In spite of the great historical and cultural importance of the Mediterranean centre, which has given rise to the greatest civilizations of antiquity--the Egyptian, Etruscan, Aegean and the Ancient Hebrew--this centre, according to the investigation of its varietal diversity, includes but few autochtonically important crops. Ancient agriculture is here based on the olive, the carobtree (Cerotonia siliqua), the fig tree. The majority of field crops, such as wheat, barley, beans and peas, have obviously been borrowed from other centres. The varietal diversity of the crops is here considerably poorer than in the principal centres of the corresponding crops. Only a series of forage plants, such as Hedysafirm coronarium, the forage lens, Ervum Ervilia, the forage vetches, Lathyrus cicer, L. Gorgonio, Trifolium alexandrinum, have originated in the Mediterranean region.

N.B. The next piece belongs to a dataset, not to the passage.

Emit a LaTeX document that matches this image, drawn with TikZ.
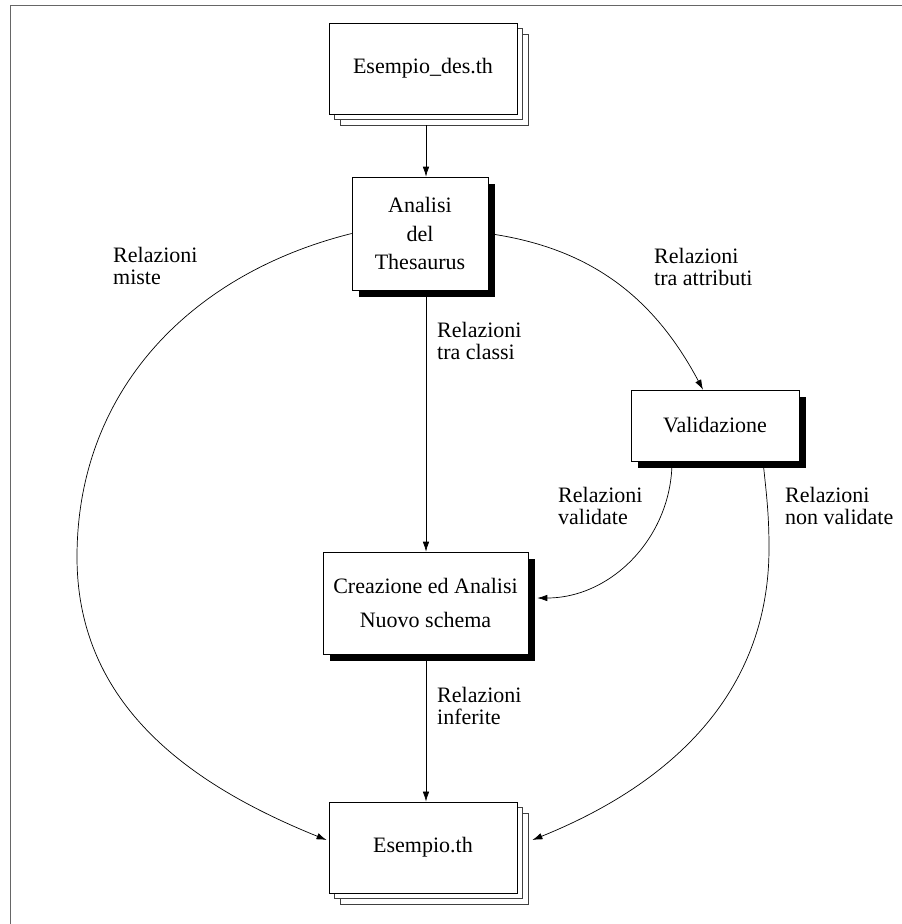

Here the cultivated plants have undergone a careful selection promoted by the mild climate and the high level of culture of the population. The varieties of cereals, leguminous grain crops, flax, truck plants, are distinguished in the Mediterranean region by an extraordinary large size of fruits, seeds, bulbs, as well as by their fine quality, by comparison with the corresponding crops growing in regions distant from the Mediterranean.

The primeval agriculture of the Mediterranean is characterized by special types of implements for tilling as well as for harvesting such as the Roman furrow plough, the threshing board set with sharp stones, and the stone roller. China, India, and to a considerable extent, South-Western Asia, are not acquainted with these types of implements.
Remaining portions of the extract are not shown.